In the “modern” world (such as it is), we think it’s a huge leap forward to stop configuring devices manually. If we can just automate the configuration of all that “stuff” we have to do at the beginning, after the box is opened and before the device is placed into service, we think we have this whole networking thing pretty well figured out.

Even if you had everything in your network automated, you still haven’t figured this networking thing out.

We need to move beyond automation. Where do we need to move to? It’s not one place, but two. The first is we need to move beyond automation to autonomous operation. As an example, there is a shiny new system that is currently being widely deployed to automate the deployment and management of containers. Part of this system is the automation of connectivity, including routing, between containers. The routing system being deployed as part of this system is essentially statically configured policy-based routing combined with network address translation.

Let me point something out that is not going to be very popular: this is a step backwards in terms of making the system autonomous. Automating static routing information is not a better solution than building a real, dynamic, proactive, autonomic, routing system. It’s not simpler—trust me, I say this as someone who has operated large networks which used automated static routes to do everything.

The “opsification of everything” is neat, but it shouldn’t be our end goal.

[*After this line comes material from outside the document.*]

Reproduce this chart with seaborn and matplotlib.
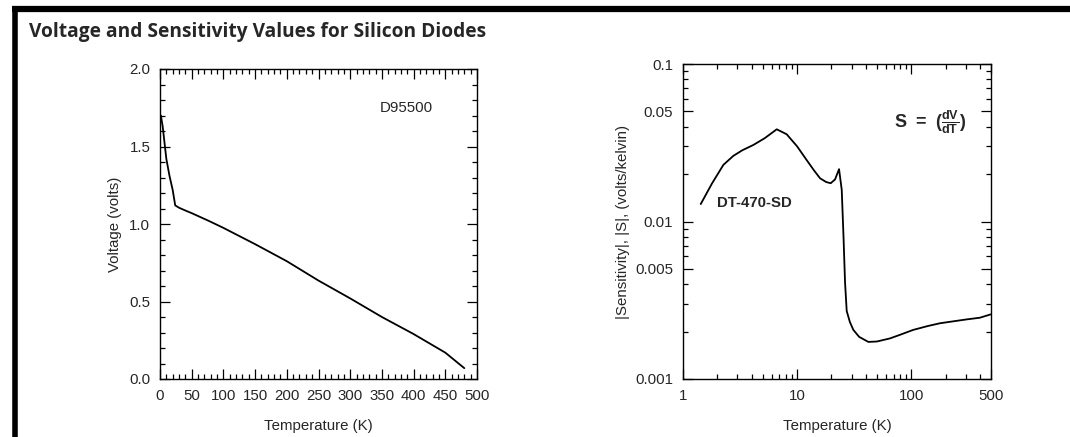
import numpy as np
import pandas as pd
import matplotlib
matplotlib.use("Agg")
import matplotlib.pyplot as plt
import matplotlib.ticker as mticker
from matplotlib.lines import Line2D
import seaborn as sns

# ---- data ----
volt_temp = [1.4, 4.2, 10, 15, 20, 24, 30, 40, 50, 77, 100, 150, 200, 250, 300, 350, 400, 450, 480]
volt_val = [1.70, 1.63, 1.42, 1.31, 1.22, 1.12, 1.105, 1.087, 1.07, 1.02, 0.975, 0.87, 0.76,
            0.635, 0.52, 0.40, 0.29, 0.17, 0.07]

sens_temp = [1.43, 1.8, 2.26, 2.76, 3.3, 4.13, 5.2, 6.63, 8.1, 10, 12.1, 14, 15.9, 18, 19.7,
             21.5, 23.3, 24.6, 25.5, 26.3, 27.2, 29, 31.1, 35, 42.1, 50, 65.1, 80, 104, 140,
             179, 240, 306, 400, 495]
sens_val = [0.0129, 0.0175, 0.0229, 0.0261, 0.0283, 0.0306, 0.0338, 0.0385, 0.0358, 0.0300,
            0.0246, 0.0212, 0.0188, 0.0178, 0.0175, 0.0185, 0.0215, 0.0159, 0.0080, 0.0041,
            0.0027, 0.0023, 0.00205, 0.00185, 0.00172, 0.00173, 0.00181, 0.00191, 0.00205,
            0.00217, 0.00226, 0.00233, 0.00239, 0.00245, 0.00257]

title = "Voltage and Sensitivity Values for Silicon Diodes"

sns.set_style("ticks")
plt.rcParams['font.family'] = ['Liberation Sans', 'DejaVu Sans']
plt.rcParams['mathtext.fontset'] = 'custom'
plt.rcParams['mathtext.rm'] = 'Liberation Sans'
plt.rcParams['mathtext.bf'] = 'Liberation Sans:bold'
plt.rcParams['axes.linewidth'] = 1.0

fig = plt.figure(figsize=(10.70, 4.37), dpi=100)
W, H = 1070, 437

def ax_rect(x0, y0, x1, y1):
    return [x0 / W, 1 - y1 / H, (x1 - x0) / W, (y1 - y0) / H]

ax1 = fig.add_axes(ax_rect(160, 69, 477, 379))
ax2 = fig.add_axes(ax_rect(683, 64, 991, 379))

df1 = pd.DataFrame({"T": volt_temp, "V": volt_val})
df2 = pd.DataFrame({"T": sens_temp, "S": sens_val})

sns.lineplot(data=df1, x="T", y="V", ax=ax1, color="black", lw=1.3, sort=False)
sns.lineplot(data=df2, x="T", y="S", ax=ax2, color="black", lw=1.3, sort=False)

fs = 10.8
# left axes
ax1.set_xlim(0, 500)
ax1.set_ylim(0, 2.0)
ax1.xaxis.set_major_locator(mticker.MultipleLocator(50))
ax1.xaxis.set_minor_locator(mticker.MultipleLocator(10))
ax1.yaxis.set_major_locator(mticker.MultipleLocator(0.5))
ax1.yaxis.set_minor_locator(mticker.MultipleLocator(0.1))
ax1.yaxis.set_major_formatter(mticker.FormatStrFormatter('%.1f'))
ax1.set_xlabel("Temperature (K)", fontsize=fs, labelpad=12)
ax1.set_ylabel("Voltage (volts)", fontsize=fs, labelpad=5)
ax1.text(347, 1.75, "D95500", fontsize=fs, va="center", ha="left")

# right axes
ax2.set_xscale("log")
ax2.set_yscale("log")
ax2.set_xlim(1, 500)
ax2.set_ylim(0.001, 0.1)
ax2.set_xticks([1, 10, 100, 500])
ax2.set_xticklabels(["1", "10", "100", "500"])
ax2.xaxis.set_minor_locator(mticker.FixedLocator(
    [2, 3, 4, 5, 6, 7, 8, 9, 20, 30, 40, 50, 60, 70, 80, 90, 200, 300, 400]))
ax2.xaxis.set_minor_formatter(mticker.NullFormatter())
ax2.set_yticks([0.001, 0.005, 0.01, 0.05, 0.1])
ax2.set_yticklabels(["0.001", "0.005", "0.01", "0.05", "0.1"])
ax2.yaxis.set_minor_locator(mticker.FixedLocator(
    [0.002, 0.003, 0.004, 0.006, 0.007, 0.008, 0.009, 0.02, 0.03, 0.04, 0.06, 0.07, 0.08, 0.09]))
ax2.yaxis.set_minor_formatter(mticker.NullFormatter())
ax2.set_xlabel("Temperature (K)", fontsize=fs, labelpad=12)
ax2.set_ylabel("|Sensitivity|, |S|, (volts/kelvin)", fontsize=fs, labelpad=4)
ax2.text(2.0, 0.0131, "DT-470-SD", fontsize=fs, fontweight="bold", va="center", ha="left")
ax2.text(70, 0.043, r"$\mathbf{S\ =\ (\frac{dV}{dT})}$", fontsize=13, va="center", ha="left")

for ax in (ax1, ax2):
    ax.tick_params(which="both", direction="in", top=True, right=True, labelsize=fs,
                   color="black", width=0.9)
    ax.tick_params(which="major", length=7, pad=7)
    ax.tick_params(which="minor", length=3.5)
    for s in ax.spines.values():
        s.set_color("black")

# frame lines
fig.add_artist(Line2D([12 / W, 1], [1 - 9 / H, 1 - 9 / H], color="black", lw=4.5,
                      solid_capstyle="butt", transform=fig.transFigure))
fig.add_artist(Line2D([14.5 / W, 14.5 / W], [0, 1 - 6 / H], color="black", lw=4,
                      solid_capstyle="butt", transform=fig.transFigure))

fig.text(29 / W, 1 - 32 / H, title, fontsize=13.8, fontweight="bold", family="Open Sans",
         va="center", ha="left")

fig.savefig("out.png", dpi=100)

Now part of this, I know, is the fault of vendors. Vendors who push EGPs onto data center fabrics because, after all, “the configuration complexity doesn’t matter so long as you can automate it.” The configuration complexity does matter, because configuration complexity belies an underlying protocol complexity, and sets up long and difficult troubleshooting sessions that are completely unnecessary.

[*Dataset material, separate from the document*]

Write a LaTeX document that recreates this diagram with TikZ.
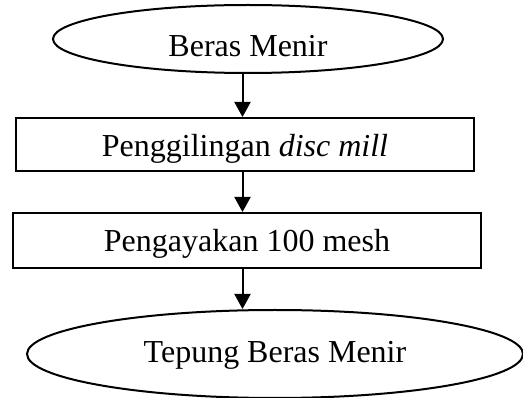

The second place we need to move in the networking world? The focus on automation is just another form of focusing on configuration. We abstract the configuration, and we touch a lot more devices at once, but we are still thinking about configuration. The more we think about configuration, the less we think about how the system should work, how it really works, what the gaps are, and how to bridge those gaps. So long as we are focused on the configuration, automated or not, we are not focused on how the network can bring value to the business. The longer we are focused on configuration, the less value we are bringing to the business, and the more likely we are to end up being replaced by … an automated system … no matter how poorly that automated system actually works.

And no, the cloud isn’t going to solve this. Containers aren’t going to solve this. The “automated configuration pattern” is already being repeated in the cloud. As more complex workloads are moved into the cloud, the problems there are only going to get harder. What starts out as a “simple” system using policy-based routing analogs and network address translation configured through an automation server will eventually look complex against the hardest problems we had to solve using T1’s, frame relay circuits, inverse multiplexers, wire down patch panels, and mechanical switch crossbar frames. It’s fun to pretend we don’t need dynamic routing to solve the problems that face the network—at least until you hit hard problems, and have to relearn the lessons of the last 20+ years.

Yes, I know vendors are partly to blame for this. I know that, for a vendor, it’s easier to get people to buy into your CLI, or your entire ecosystem, rather than getting them to think about how to solve the problems your business is handing them.

On the other hand, none of this is going to change from the top down. This is only going to change when the average network engineer starts asking vendors for truly simpler solutions that don’t require reams configuration information. It will change when network engineers get their heads out of the configuration and features, and into the business problems.